Amanda Amanda - 3 months ago 7
R Question

Difference between (^|\\s)([A-Z]{1,3})(\\s|$) and \\b[A-Z]{1,2}\\b regular expressions in R

I'm trying clean some small strings (1-3 letters) stored in a column from R Data Frame. Specifically, suppose the next R Script:

df = data.frame( "original" = c("ABCDE FG H",
"IJKL MN OPQRS",
"TUV WX YZ AAAA"))
df$filter1 = gsub("(^|\\s)[A-Z]{1,2}($|\\s)", " ", df$original)
df$filter2 = gsub("\\b[A-Z]{1,2}\\b", " ", df$original)

> df

original | filter1 | filter2 |
1 ABCDE FG H | ABCDE H | ABCDE |
2 IJKL MN OPQRS | IJKL OPQRS | IJKL OPQRS|
3 TUV WX YZ AAAA | TUV YZ AAAA| TUV AAAA |


I don't understand why the first filter
(^|\\s)[A-Z]{1,2}($|\\s)
doesn't replace "H" in the first row or "YZ" in the third one. I would expect the same result that using
\\b[A-Z]{1,2}\\b
as filter (filter2 column). Please don't worry about multiple spaces, it isn't important for me (unless this would be the problem :)).

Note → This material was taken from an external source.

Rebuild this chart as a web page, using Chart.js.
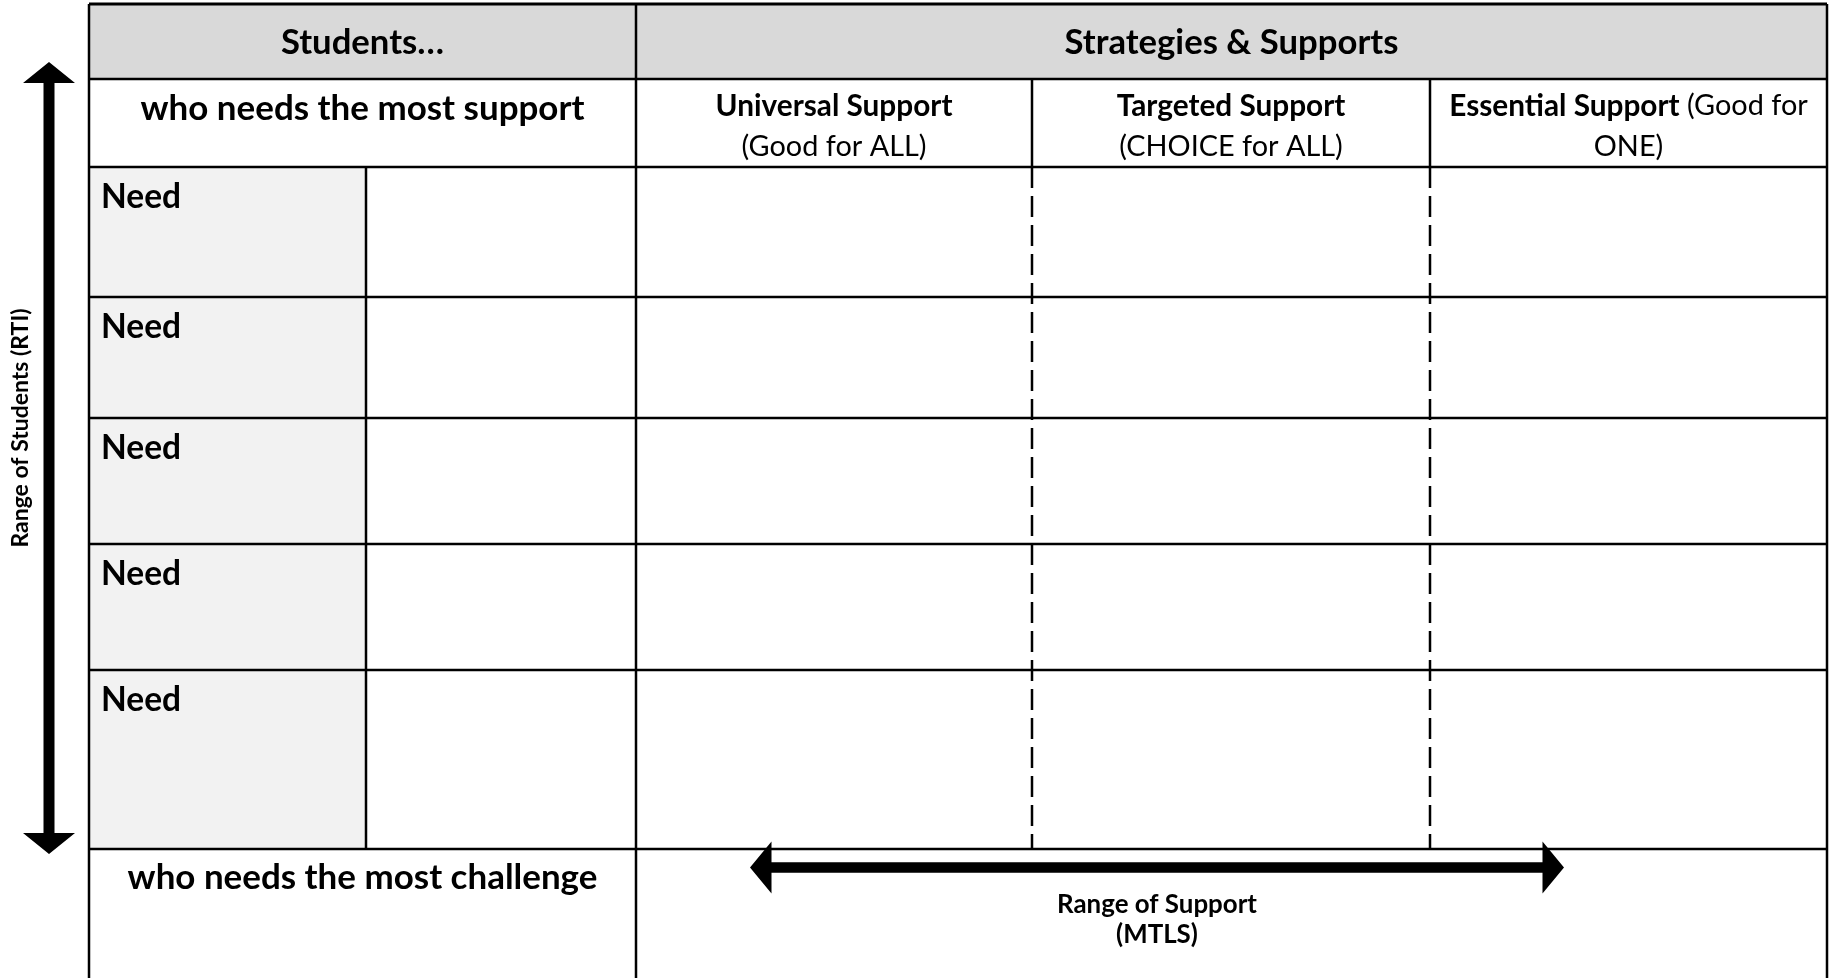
<!DOCTYPE html>
<html>
<head>
<meta charset="utf-8">
<title>Students &amp; Supports</title>
<style>
  html, body { margin: 0; padding: 0; background: #fff; }
  canvas { display: block; }
</style>
</head>
<body>
<canvas id="grid" width="1829" height="978" style="width:1829px;height:978px"></canvas>
<script src="https://cdn.jsdelivr.net/npm/chart.js@4.4.1/dist/chart.umd.min.js"></script>
<script>
// ---- content ----
const groupHeaders = ['Students…', 'Strategies & Supports'];
const studentRange = ['who needs the most support', 'who needs the most challenge'];
const tierNames = ['Universal Support', 'Targeted Support', 'Essential Support'];
const tierNotes = ['(Good for ALL)', '(CHOICE for ALL)', '(Good for ONE)'];
const needLabels = ['Need', 'Need', 'Need', 'Need', 'Need'];
const rtiLabel = 'Range of Students (RTI)';
const mtlsLabel = ['Range of Support', '(MTLS)'];

// ---- layout (units of the x / y scales) ----
const W = 1829, H = 978;
const colX = [89, 366, 636, 1032, 1430, 1827];
const rowY = [4, 79, 167, 297, 418, 544, 670, 849, 978];
const tierInline = [false, false, true];
const vArrow = { x: 49, top: 62, bottom: 854, head: 21, half: 26, shaft: 5.5 };
const hArrow = { y: 867.5, left: 750, right: 1564, head: 21.5, half: 26, shaft: 5.2 };

const FONT = 'Lato, "Open Sans", sans-serif';
// each style is sized so that one of its strings takes the width it has in the original
const textStyles = {
  head:     { bold: true,  ref: groupHeaders[1], width: 334 },
  range:    { bold: true,  ref: studentRange[1], width: 470 },
  need:     { bold: true,  ref: needLabels[0],   width: 80 },
  tierName: { bold: true,  ref: tierNames[0],    width: 237 },
  tierNote: { bold: false, ref: tierNotes[0],    width: 185 },
  mtls:     { bold: true,  ref: mtlsLabel[0],    width: 200 },
  rti:      { bold: true,  ref: rtiLabel,        width: 239 }
};

const fonts = {};
(function () {
  const c = document.createElement('canvas').getContext('2d');
  for (const k in textStyles) {
    const s = textStyles[k];
    const weight = s.bold ? '700' : '400';
    c.font = weight + ' 100px ' + FONT;
    const size = 100 * s.width / c.measureText(s.ref).width;
    fonts[k] = weight + ' ' + size.toFixed(2) + 'px ' + FONT;
  }
})();

// ---- grid lines as datasets ----
function seg(x0, y0, x1, y1, width, dash) {
  return {
    data: [{ x: x0, y: y0 }, { x: x1, y: y1 }],
    showLine: true,
    borderColor: '#000',
    borderWidth: width,
    borderDash: dash || [],
    borderCapStyle: 'butt',
    pointRadius: 0,
    pointHoverRadius: 0,
    fill: false,
    clip: false
  };
}

const lines = [];
const left = colX[0], right = colX[colX.length - 1];
const needTop = rowY[2], needBottom = rowY[7];
lines.push(seg(left, rowY[0], right, rowY[0], 3));
for (let i = 1; i <= 7; i++) lines.push(seg(left, rowY[i], right, rowY[i], 2.5));
lines.push(seg(left, rowY[0], left, H, 2.5));
lines.push(seg(right, rowY[0], right, H, 2.5));
lines.push(seg(colX[2], rowY[0], colX[2], H, 2.5));
lines.push(seg(colX[1], needTop, colX[1], needBottom, 2.5));
[colX[3], colX[4]].forEach(cx => {
  lines.push(seg(cx, rowY[1], cx, needTop, 2.5));
  lines.push(seg(cx, needTop, cx, needBottom, 2.5, [21, 8]));
});

// ---- plugins ----
const cellFills = {
  id: 'cellFills',
  beforeDatasetsDraw(chart) {
    const { ctx, scales: { x, y } } = chart;
    const box = (x0, y0, x1, y1, color) => {
      ctx.fillStyle = color;
      const px = x.getPixelForValue(x0), py = y.getPixelForValue(y0);
      ctx.fillRect(px, py, x.getPixelForValue(x1) - px, y.getPixelForValue(y1) - py);
    };
    ctx.save();
    box(left, rowY[0], right, rowY[1], '#d9d9d9');
    box(left, needTop, colX[1], needBottom, '#f2f2f2');
    ctx.restore();
  }
};

const arrows = {
  id: 'arrows',
  afterDatasetsDraw(chart) {
    const { ctx, scales: { x, y } } = chart;
    const poly = pts => {
      ctx.beginPath();
      pts.forEach(([px, py], i) => {
        const X = x.getPixelForValue(px), Y = y.getPixelForValue(py);
        i ? ctx.lineTo(X, Y) : ctx.moveTo(X, Y);
      });
      ctx.closePath();
      ctx.fill();
    };
    ctx.save();
    ctx.fillStyle = '#000';
    const v = vArrow;
    poly([
      [v.x, v.top], [v.x + v.half, v.top + v.head], [v.x + v.shaft, v.top + v.head],
      [v.x + v.shaft, v.bottom - v.head], [v.x + v.half, v.bottom - v.head], [v.x, v.bottom],
      [v.x - v.half, v.bottom - v.head], [v.x - v.shaft, v.bottom - v.head],
      [v.x - v.shaft, v.top + v.head], [v.x - v.half, v.top + v.head]
    ]);
    const h = hArrow;
    poly([
      [h.left, h.y], [h.left + h.head, h.y - h.half], [h.left + h.head, h.y - h.shaft],
      [h.right - h.head, h.y - h.shaft], [h.right - h.head, h.y - h.half], [h.right, h.y],
      [h.right - h.head, h.y + h.half], [h.right - h.head, h.y + h.shaft],
      [h.left + h.head, h.y + h.shaft], [h.left + h.head, h.y + h.half]
    ]);
    ctx.restore();
  }
};

function layoutRuns(ctx, runs, maxW, breakRuns) {
  const out = [];
  let cur = [], curW = 0;
  runs.forEach((run, ri) => {
    if (breakRuns && ri > 0 && cur.length) { out.push({ items: cur, w: curW }); cur = []; curW = 0; }
    ctx.font = fonts[run.style];
    const sp = ctx.measureText(' ').width;
    run.text.split(' ').forEach(word => {
      const ww = ctx.measureText(word).width;
      if (cur.length && curW + sp + ww > maxW) { out.push({ items: cur, w: curW }); cur = []; curW = 0; }
      const gap = cur.length ? sp : 0;
      cur.push({ word, style: run.style, gap, w: ww });
      curW += gap + ww;
    });
  });
  if (cur.length) out.push({ items: cur, w: curW });
  return out;
}

const labels = {
  id: 'labels',
  afterDraw(chart) {
    const { ctx, scales: { x, y } } = chart;
    const X = v => x.getPixelForValue(v), Y = v => y.getPixelForValue(v);
    const text = (str, style, cx, cy, align) => {
      ctx.font = fonts[style];
      ctx.textAlign = align || 'center';
      ctx.fillText(str, X(cx), Y(cy));
    };
    ctx.save();
    ctx.fillStyle = '#000';
    ctx.textBaseline = 'middle';

    const studentsMid = (left + colX[2]) / 2;
    text(groupHeaders[0], 'head', studentsMid, (rowY[0] + rowY[1]) / 2 + 1);
    text(groupHeaders[1], 'head', (colX[2] + right) / 2, (rowY[0] + rowY[1]) / 2 + 1);
    text(studentRange[0], 'range', studentsMid, rowY[1] + 30);
    text(studentRange[1], 'range', studentsMid, rowY[7] + 29);

    tierNames.forEach((name, i) => {
      const x0 = colX[2 + i], x1 = colX[3 + i];
      const rows = layoutRuns(ctx, [{ text: name, style: 'tierName' }, { text: tierNotes[i], style: 'tierNote' }],
        (X(x1) - X(x0)) - 16, !tierInline[i]);
      rows.forEach((row, r) => {
        let px = X((x0 + x1) / 2) - row.w / 2;
        const py = Y(rowY[1] + 27 + r * 41);
        ctx.textAlign = 'left';
        row.items.forEach(it => {
          px += it.gap;
          ctx.font = fonts[it.style];
          ctx.fillText(it.word, px, py);
          px += it.w;
        });
      });
    });

    needLabels.forEach((lab, i) => text(lab, 'need', left + 12, rowY[2 + i] + 30, 'left'));

    const mid = (hArrow.left + hArrow.right) / 2;
    text(mtlsLabel[0], 'mtls', mid, rowY[7] + 56);
    text(mtlsLabel[1], 'mtls', mid, rowY[7] + 86);

    ctx.translate(X(21), Y(428));
    ctx.rotate(-Math.PI / 2);
    ctx.font = fonts.rti;
    ctx.textAlign = 'center';
    ctx.fillText(rtiLabel, 0, 0);
    ctx.restore();
  }
};

new Chart(document.getElementById('grid'), {
  type: 'scatter',
  data: { datasets: lines },
  options: {
    responsive: false,
    animation: false,
    devicePixelRatio: 1,
    layout: { padding: 0 },
    events: [],
    plugins: { legend: { display: false }, tooltip: { enabled: false } },
    scales: {
      x: { type: 'linear', min: 0, max: W, display: false },
      y: { type: 'linear', min: 0, max: H, reverse: true, display: false }
    }
  },
  plugins: [cellFills, arrows, labels]
});
</script>
</body>
</html>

I thought that the problem is the "globality" of operation, that it's, if it finds the first one not replace the second one, but it isn't TRUE if I do the next replacement:

> gsub("A", "X", "AAAABBBBCCCDDDDAAAAAAAEEE")
[1] "XXXXBBBBCCCDDDDXXXXXXXEEE"


So, Why are the results different?

Answer

The point is that gsub can only match non-overlapping strings. FG being the first expected match, and H the second, you can see that these strings overlap, and thus, after "(^|\\s)[A-Z]{1,2}($|\\s)" consumes the trailing space after FG, H just does not match the pattern.

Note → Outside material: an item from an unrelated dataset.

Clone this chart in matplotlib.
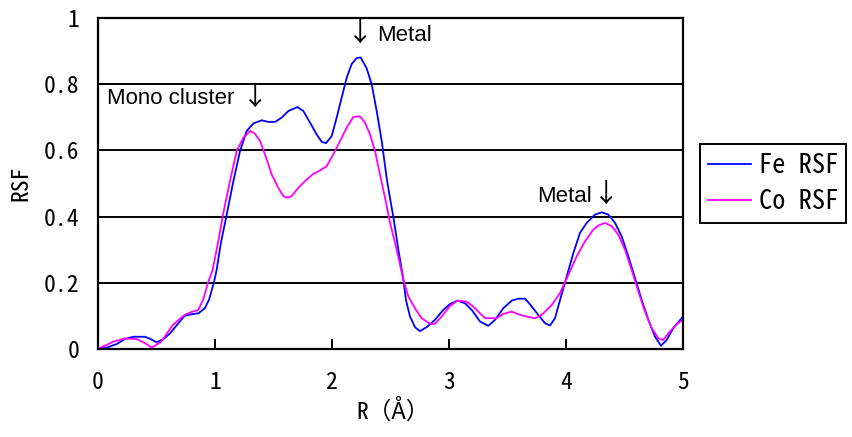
import matplotlib.pyplot as plt

fe_r = [0.00, 0.08, 0.16, 0.23, 0.30, 0.40, 0.45, 0.50, 0.56, 0.615, 0.68, 0.74,
        0.80, 0.86, 0.915, 0.95, 0.99, 1.014, 1.05, 1.10, 1.157, 1.214, 1.271, 1.327,
        1.399, 1.456, 1.513, 1.57, 1.627, 1.704, 1.755, 1.812, 1.869, 1.912, 1.949, 1.997,
        2.04, 2.083, 2.126, 2.168, 2.211, 2.245, 2.296, 2.339, 2.382, 2.425, 2.467, 2.496,
        2.524, 2.567, 2.61, 2.632, 2.667, 2.709, 2.752, 2.809, 2.88, 2.951, 3.009, 3.071,
        3.137, 3.194, 3.265, 3.336, 3.393, 3.464, 3.536, 3.593, 3.65, 3.692, 3.763, 3.821,
        3.863, 3.906, 3.949, 4.006, 4.063, 4.12, 4.177, 4.248, 4.305, 4.362, 4.419, 4.476,
        4.533, 4.59, 4.647, 4.704, 4.761, 4.812, 4.86, 4.917, 5.00]
fe_rsf = [0.0, 0.005, 0.015, 0.03, 0.037, 0.037, 0.03, 0.02, 0.03, 0.047, 0.075, 0.10,
          0.105, 0.108, 0.124, 0.15, 0.20, 0.239, 0.32, 0.406, 0.507, 0.598, 0.659, 0.681,
          0.691, 0.686, 0.686, 0.699, 0.719, 0.731, 0.719, 0.684, 0.648, 0.626, 0.622, 0.643,
          0.699, 0.760, 0.820, 0.861, 0.879, 0.881, 0.848, 0.80, 0.719, 0.628, 0.517, 0.455,
          0.40, 0.30, 0.209, 0.148, 0.098, 0.066, 0.054, 0.066, 0.088, 0.118, 0.136, 0.146,
          0.138, 0.118, 0.083, 0.07, 0.088, 0.123, 0.146, 0.152, 0.152, 0.135, 0.103, 0.078,
          0.071, 0.093, 0.148, 0.219, 0.29, 0.351, 0.381, 0.406, 0.413, 0.406, 0.381, 0.34,
          0.28, 0.214, 0.148, 0.088, 0.037, 0.01, 0.027, 0.063, 0.098]

co_r = [0.00, 0.13, 0.23, 0.33, 0.40, 0.46, 0.54, 0.64, 0.74, 0.80, 0.857, 0.90,
        0.94, 0.98, 1.03, 1.071, 1.128, 1.185, 1.242, 1.30, 1.342, 1.385, 1.427, 1.485,
        1.541, 1.584, 1.618, 1.655, 1.712, 1.784, 1.84, 1.897, 1.954, 2.011, 2.068, 2.126,
        2.182, 2.239, 2.282, 2.325, 2.368, 2.41, 2.453, 2.496, 2.553, 2.61, 2.652, 2.709,
        2.766, 2.838, 2.88, 2.937, 3.009, 3.071, 3.151, 3.208, 3.308, 3.407, 3.464, 3.536,
        3.607, 3.664, 3.735, 3.792, 3.878, 3.949, 4.02, 4.091, 4.162, 4.234, 4.276, 4.333,
        4.391, 4.448, 4.504, 4.561, 4.618, 4.675, 4.732, 4.79, 4.83, 4.886, 4.957, 5.00]
co_rsf = [0.0, 0.022, 0.032, 0.03, 0.018, 0.004, 0.022, 0.073, 0.103, 0.112, 0.118, 0.15,
          0.20, 0.239, 0.33, 0.411, 0.507, 0.598, 0.638, 0.659, 0.650, 0.628, 0.588, 0.527,
          0.487, 0.462, 0.457, 0.462, 0.487, 0.512, 0.529, 0.539, 0.552, 0.588, 0.628, 0.669,
          0.701, 0.703, 0.684, 0.648, 0.598, 0.527, 0.457, 0.381, 0.30, 0.209, 0.159, 0.123,
          0.093, 0.076, 0.076, 0.098, 0.130, 0.146, 0.143, 0.128, 0.093, 0.093, 0.106, 0.113,
          0.103, 0.098, 0.093, 0.103, 0.133, 0.169, 0.224, 0.28, 0.325, 0.361, 0.373, 0.381,
          0.371, 0.345, 0.30, 0.239, 0.174, 0.113, 0.063, 0.032, 0.027, 0.052, 0.078, 0.088]

x_ticks = [0, 1, 2, 3, 4, 5]
y_ticks = [0, 0.2, 0.4, 0.6, 0.8, 1]
y_labels = ['0', '0.2', '0.4', '0.6', '0.8', '1']

mono = ['Noto Sans Mono CJK JP', 'Noto Sans CJK JP', 'DejaVu Sans']
arial = ['Liberation Sans', 'DejaVu Sans']
cjk = ['Noto Sans CJK JP', 'DejaVu Sans']

fig = plt.figure(figsize=(8.53, 4.37), dpi=100)
ax = fig.add_axes([0.1149, 0.2014, 0.6858, 0.7574])

ax.plot(fe_r, fe_rsf, color='#0000ff', lw=1.3, label='Fe RSF')
ax.plot(co_r, co_rsf, color='#ff00ff', lw=1.3, label='Co RSF')

ax.set_xlim(0, 5)
ax.set_ylim(0, 1)
ax.set_xticks(x_ticks)
ax.set_yticks(y_ticks)
ax.set_yticklabels(y_labels)
for y in y_ticks[1:]:
    ax.axhline(y, color='black', lw=1.4, zorder=0)
for s in ax.spines.values():
    s.set_linewidth(1.6)
ax.tick_params(axis='x', direction='in', length=7, width=1.4, pad=16)
ax.tick_params(axis='y', length=0, pad=13.5)
for lab in ax.get_xticklabels() + ax.get_yticklabels():
    lab.set_family(mono)
    lab.set_fontsize(17)

ax.set_xlabel('R（Å）', family=mono, fontsize=17)
ax.set_ylabel('RSF', family=mono, fontsize=17)
ax.xaxis.set_label_coords(0.505, -0.15)
ax.yaxis.set_label_coords(-0.112, 0.5)

# annotations: words in Arial-like, arrows from the CJK font (tall arrow)
ax.text(2.382, 0.931, 'Metal', family=arial, fontsize=16, ha='left', va='baseline')
ax.text(2.236, 0.953, '↓', family=cjk, fontsize=19, ha='center', va='center')
ax.text(0.077, 0.739, 'Mono cluster', family=arial, fontsize=16, ha='left', va='baseline')
ax.text(1.342, 0.762, '↓', family=cjk, fontsize=19, ha='center', va='center')
ax.text(3.749, 0.4445, 'Metal', family=arial, fontsize=16, ha='left', va='baseline')
ax.text(4.339, 0.469, '↓', family=cjk, fontsize=19, ha='center', va='center')

leg = ax.legend(loc='upper left', bbox_to_anchor=(0.8206, 0.6705), bbox_transform=fig.transFigure,
                frameon=True, fancybox=False, edgecolor='black', framealpha=1,
                prop={'family': mono, 'size': 19}, borderpad=0.3, labelspacing=0.35,
                handlelength=1.63, handletextpad=0.3, borderaxespad=0)
leg.get_frame().set_linewidth(1.4)

fig.savefig('out.png', dpi=100)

Look: ABCDE FG H is analyzed from left to right. The expression matches FG , and the regex index is right before H. There is only this letter to match, but (^|\s) requires a space or the start of string - there is none at this location.

To "fix" this and use the same logic, you can use a PCRE regex gsub with lookarunds:

df$filter1 = gsub("(^|\\s)[A-Z]{1,2}(?=$|\\s)", " ", df$original, perl=TRUE)

or

df$filter1 = gsub("(?<!\\S)[A-Z]{1,2}(?!\\S)", " ", df$original, perl=TRUE)

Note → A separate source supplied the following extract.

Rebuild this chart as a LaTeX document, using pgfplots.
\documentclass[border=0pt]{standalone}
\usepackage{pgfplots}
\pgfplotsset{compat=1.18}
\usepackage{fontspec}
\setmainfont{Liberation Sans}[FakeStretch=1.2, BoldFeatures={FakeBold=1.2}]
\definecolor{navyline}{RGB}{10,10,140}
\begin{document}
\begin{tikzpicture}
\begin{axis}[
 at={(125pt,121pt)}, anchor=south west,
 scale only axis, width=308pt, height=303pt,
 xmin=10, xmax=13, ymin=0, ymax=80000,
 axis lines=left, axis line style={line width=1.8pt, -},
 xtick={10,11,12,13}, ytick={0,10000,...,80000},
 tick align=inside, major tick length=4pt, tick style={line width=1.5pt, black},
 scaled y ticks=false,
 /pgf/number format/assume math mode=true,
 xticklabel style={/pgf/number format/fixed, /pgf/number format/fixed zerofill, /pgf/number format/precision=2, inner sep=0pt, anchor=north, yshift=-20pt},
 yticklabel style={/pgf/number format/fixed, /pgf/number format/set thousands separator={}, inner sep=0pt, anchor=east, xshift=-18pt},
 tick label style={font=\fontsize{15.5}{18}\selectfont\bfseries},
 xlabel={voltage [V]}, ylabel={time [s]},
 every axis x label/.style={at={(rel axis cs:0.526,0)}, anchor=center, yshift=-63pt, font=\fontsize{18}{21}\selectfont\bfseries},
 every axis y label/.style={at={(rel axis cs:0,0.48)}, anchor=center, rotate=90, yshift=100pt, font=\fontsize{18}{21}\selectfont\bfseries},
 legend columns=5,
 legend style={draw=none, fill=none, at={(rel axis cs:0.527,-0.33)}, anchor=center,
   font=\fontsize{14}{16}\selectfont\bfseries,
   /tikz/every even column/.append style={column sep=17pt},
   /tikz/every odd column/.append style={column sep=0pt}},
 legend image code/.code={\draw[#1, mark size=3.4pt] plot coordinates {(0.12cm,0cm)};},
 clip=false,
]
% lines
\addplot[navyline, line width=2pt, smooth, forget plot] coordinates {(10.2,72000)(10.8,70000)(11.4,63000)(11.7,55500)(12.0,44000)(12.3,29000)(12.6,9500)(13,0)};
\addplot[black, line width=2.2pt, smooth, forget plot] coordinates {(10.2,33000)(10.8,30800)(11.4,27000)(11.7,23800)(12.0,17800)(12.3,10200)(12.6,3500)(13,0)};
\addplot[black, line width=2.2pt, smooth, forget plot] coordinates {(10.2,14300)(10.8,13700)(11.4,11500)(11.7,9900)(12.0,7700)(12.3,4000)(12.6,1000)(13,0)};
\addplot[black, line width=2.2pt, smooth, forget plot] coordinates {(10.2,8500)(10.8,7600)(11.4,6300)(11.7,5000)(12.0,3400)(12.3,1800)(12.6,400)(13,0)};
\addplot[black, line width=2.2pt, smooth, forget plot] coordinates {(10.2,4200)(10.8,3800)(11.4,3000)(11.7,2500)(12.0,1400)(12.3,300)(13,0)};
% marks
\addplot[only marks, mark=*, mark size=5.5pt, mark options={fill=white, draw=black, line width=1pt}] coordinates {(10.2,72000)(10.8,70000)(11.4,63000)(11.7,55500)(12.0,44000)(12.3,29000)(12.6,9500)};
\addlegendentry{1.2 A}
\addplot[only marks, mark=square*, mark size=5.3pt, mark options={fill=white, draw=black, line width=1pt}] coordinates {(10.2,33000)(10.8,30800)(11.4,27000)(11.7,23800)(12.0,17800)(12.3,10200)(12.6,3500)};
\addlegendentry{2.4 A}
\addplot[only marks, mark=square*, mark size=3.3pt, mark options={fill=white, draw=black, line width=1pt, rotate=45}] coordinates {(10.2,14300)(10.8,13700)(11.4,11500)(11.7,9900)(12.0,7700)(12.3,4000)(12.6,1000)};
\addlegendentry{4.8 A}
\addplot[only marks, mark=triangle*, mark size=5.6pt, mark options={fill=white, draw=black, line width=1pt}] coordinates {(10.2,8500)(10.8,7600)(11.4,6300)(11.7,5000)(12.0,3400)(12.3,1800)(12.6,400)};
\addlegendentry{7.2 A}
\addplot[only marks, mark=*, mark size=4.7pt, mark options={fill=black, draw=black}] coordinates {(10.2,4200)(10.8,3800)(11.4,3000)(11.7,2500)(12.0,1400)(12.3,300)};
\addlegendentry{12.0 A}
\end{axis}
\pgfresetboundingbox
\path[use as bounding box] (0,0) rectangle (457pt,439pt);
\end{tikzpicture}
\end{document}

and if you need to actually consume (to remove) spaces, just add \\s* before (or/and after).

The second expression "\\b[A-Z]{1,2}\\b" contains word boundaries, and they are zero-width assertions that do not consume text, thus, the regex engine can match both FG and H since the spaces are not consumed.